== SUPPLIED MATERIAL ==
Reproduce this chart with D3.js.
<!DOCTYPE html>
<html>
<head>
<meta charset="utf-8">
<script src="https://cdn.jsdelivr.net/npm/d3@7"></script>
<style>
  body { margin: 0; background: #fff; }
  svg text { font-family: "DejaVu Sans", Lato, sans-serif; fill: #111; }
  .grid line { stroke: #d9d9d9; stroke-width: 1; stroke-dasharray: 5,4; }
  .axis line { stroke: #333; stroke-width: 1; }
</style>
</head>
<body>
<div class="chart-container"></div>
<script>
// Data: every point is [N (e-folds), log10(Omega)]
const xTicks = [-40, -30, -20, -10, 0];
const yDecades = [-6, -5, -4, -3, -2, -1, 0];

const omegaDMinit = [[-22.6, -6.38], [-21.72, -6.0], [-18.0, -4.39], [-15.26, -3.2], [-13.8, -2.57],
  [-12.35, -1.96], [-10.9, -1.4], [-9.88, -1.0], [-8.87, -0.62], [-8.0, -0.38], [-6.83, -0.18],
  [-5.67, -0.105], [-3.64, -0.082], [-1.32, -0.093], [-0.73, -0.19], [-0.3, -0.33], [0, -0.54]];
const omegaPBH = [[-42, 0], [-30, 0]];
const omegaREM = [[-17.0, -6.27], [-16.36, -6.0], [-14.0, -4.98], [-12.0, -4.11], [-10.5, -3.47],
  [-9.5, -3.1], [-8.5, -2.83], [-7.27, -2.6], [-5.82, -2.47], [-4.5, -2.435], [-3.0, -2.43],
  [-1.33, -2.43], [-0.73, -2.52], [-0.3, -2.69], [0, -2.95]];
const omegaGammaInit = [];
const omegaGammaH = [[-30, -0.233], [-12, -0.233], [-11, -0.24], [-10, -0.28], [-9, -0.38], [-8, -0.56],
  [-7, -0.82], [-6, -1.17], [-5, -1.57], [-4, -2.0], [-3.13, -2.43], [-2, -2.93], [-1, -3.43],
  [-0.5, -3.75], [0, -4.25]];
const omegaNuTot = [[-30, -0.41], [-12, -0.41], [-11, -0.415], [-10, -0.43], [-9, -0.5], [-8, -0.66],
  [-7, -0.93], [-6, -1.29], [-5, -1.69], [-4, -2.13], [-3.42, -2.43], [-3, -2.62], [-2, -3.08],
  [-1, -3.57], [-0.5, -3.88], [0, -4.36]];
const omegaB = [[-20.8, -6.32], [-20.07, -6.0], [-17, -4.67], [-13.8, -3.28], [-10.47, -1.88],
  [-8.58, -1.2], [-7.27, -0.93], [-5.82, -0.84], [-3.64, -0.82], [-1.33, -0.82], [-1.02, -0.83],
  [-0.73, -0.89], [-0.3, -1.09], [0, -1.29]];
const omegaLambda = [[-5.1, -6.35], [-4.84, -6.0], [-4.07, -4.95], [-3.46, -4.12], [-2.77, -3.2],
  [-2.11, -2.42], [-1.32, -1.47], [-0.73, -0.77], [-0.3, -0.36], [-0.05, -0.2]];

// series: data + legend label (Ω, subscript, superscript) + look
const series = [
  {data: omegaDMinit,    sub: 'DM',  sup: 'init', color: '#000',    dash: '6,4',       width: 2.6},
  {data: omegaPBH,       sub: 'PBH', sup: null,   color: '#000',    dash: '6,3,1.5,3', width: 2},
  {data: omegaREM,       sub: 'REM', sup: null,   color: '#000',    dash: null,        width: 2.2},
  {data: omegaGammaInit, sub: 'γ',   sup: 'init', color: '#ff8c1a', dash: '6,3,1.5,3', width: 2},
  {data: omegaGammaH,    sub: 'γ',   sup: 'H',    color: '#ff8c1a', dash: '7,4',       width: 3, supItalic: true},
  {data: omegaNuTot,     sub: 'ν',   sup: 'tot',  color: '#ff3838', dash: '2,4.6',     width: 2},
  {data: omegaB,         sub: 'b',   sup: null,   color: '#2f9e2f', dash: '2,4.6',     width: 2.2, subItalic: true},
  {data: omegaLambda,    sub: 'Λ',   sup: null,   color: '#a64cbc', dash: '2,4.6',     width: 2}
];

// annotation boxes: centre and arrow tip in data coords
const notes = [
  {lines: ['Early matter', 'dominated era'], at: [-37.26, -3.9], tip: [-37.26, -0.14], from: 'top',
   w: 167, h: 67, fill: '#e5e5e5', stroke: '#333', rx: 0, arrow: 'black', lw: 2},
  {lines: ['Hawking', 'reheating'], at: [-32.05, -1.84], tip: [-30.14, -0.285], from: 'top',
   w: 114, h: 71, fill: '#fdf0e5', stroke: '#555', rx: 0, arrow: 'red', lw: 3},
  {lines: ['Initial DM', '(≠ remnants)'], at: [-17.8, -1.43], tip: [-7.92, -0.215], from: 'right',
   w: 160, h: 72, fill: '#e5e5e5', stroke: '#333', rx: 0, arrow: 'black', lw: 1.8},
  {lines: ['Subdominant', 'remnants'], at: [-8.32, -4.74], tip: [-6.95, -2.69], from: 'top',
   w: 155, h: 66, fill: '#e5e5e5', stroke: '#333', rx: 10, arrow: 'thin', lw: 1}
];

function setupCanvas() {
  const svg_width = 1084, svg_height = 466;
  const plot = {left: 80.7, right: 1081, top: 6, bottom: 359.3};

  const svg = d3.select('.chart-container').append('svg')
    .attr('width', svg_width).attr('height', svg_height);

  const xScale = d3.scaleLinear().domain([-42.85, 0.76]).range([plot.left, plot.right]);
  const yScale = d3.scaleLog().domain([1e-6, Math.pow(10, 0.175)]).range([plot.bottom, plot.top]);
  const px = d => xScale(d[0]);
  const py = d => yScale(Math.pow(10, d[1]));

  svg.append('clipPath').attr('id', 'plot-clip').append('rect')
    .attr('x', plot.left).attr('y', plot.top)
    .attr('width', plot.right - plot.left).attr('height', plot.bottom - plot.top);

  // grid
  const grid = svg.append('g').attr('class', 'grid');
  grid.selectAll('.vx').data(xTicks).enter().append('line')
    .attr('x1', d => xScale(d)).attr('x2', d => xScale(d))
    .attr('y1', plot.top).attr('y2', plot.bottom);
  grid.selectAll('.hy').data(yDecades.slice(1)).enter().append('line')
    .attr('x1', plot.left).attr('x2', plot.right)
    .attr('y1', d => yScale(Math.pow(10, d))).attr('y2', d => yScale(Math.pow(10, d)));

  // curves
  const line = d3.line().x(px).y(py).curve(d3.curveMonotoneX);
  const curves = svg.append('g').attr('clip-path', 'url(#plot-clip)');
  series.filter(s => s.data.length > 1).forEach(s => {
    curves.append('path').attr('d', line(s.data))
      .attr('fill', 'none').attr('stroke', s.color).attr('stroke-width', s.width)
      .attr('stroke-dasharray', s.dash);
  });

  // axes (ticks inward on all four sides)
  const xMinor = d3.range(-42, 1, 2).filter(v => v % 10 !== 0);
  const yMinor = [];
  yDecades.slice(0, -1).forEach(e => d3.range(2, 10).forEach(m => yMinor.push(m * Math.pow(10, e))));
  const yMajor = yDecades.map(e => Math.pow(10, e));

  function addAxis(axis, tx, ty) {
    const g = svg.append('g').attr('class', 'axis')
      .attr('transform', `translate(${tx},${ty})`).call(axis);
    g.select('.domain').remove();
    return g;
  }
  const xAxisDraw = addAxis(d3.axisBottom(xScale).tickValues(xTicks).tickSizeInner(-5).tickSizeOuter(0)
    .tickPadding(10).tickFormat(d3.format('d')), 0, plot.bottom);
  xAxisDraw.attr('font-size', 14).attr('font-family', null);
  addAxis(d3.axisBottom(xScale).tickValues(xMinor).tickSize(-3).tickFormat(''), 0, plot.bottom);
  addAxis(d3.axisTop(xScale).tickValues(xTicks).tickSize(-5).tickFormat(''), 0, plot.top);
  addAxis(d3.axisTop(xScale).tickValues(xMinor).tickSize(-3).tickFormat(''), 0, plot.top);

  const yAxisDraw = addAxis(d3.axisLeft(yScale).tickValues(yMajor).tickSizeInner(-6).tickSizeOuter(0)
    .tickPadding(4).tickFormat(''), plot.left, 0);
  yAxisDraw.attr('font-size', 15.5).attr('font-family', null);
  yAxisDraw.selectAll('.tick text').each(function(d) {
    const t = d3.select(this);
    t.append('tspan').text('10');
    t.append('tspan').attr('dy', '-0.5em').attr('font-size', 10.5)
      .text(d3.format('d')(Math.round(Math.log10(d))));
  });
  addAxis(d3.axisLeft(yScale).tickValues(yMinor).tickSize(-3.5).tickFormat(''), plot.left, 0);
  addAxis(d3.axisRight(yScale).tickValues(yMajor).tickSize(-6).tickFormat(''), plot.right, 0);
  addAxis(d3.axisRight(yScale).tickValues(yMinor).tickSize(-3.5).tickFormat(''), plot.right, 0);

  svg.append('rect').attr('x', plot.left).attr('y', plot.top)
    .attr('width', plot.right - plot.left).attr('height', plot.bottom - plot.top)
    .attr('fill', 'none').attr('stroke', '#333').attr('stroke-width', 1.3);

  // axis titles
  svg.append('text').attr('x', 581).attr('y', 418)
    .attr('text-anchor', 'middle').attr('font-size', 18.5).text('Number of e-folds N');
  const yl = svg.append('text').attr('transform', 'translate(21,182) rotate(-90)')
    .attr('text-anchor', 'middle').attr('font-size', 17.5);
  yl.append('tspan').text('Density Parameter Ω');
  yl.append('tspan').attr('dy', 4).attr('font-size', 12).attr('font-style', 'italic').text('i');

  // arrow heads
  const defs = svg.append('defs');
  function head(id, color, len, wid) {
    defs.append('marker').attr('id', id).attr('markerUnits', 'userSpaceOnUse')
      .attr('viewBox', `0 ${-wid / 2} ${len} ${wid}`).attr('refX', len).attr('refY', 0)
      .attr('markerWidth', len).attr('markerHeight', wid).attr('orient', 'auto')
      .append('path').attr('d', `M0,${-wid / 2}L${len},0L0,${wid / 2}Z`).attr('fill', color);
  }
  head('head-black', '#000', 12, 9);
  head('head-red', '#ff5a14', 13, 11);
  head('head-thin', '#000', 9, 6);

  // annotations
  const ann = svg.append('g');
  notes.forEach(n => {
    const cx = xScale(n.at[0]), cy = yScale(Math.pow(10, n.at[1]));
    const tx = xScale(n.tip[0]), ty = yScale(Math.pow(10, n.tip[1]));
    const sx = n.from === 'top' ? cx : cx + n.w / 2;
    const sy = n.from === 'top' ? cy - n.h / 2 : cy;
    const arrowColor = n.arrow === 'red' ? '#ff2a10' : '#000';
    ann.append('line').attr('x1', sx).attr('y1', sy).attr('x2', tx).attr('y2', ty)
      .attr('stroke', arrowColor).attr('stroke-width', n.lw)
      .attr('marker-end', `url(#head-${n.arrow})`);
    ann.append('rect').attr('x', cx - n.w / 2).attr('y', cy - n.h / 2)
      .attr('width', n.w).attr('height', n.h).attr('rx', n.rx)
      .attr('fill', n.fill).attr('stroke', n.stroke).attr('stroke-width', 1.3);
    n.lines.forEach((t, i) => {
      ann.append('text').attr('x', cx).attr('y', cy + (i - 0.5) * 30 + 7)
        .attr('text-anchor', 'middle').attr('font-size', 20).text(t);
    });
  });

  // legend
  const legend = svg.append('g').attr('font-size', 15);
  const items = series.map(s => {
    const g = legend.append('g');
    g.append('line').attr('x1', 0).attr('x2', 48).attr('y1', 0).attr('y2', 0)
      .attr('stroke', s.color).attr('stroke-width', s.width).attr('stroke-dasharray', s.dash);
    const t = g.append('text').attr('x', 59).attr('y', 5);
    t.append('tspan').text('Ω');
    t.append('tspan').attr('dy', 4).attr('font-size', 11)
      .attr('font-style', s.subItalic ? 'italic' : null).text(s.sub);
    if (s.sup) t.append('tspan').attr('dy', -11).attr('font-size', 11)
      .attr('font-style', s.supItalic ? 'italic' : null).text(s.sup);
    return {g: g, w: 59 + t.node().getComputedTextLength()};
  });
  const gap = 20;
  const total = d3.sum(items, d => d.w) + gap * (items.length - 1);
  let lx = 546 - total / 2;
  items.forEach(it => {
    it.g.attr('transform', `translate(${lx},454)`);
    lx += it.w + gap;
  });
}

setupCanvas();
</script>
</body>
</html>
===
EXERCISE BRIEF: Give the lines again, exactly as they stand, from the beginning of the data through the line with "const yDecades = [-6, -5, -4, -3, -2, -1, 0];".

ANSWER FOR THIS EXERCISE:
Reproduce this chart with D3.js.
<!DOCTYPE html>
<html>
<head>
<meta charset="utf-8">
<script src="https://cdn.jsdelivr.net/npm/d3@7"></script>
<style>
  body { margin: 0; background: #fff; }
  svg text { font-family: "DejaVu Sans", Lato, sans-serif; fill: #111; }
  .grid line { stroke: #d9d9d9; stroke-width: 1; stroke-dasharray: 5,4; }
  .axis line { stroke: #333; stroke-width: 1; }
</style>
</head>
<body>
<div class="chart-container"></div>
<script>
// Data: every point is [N (e-folds), log10(Omega)]
const xTicks = [-40, -30, -20, -10, 0];
const yDecades = [-6, -5, -4, -3, -2, -1, 0];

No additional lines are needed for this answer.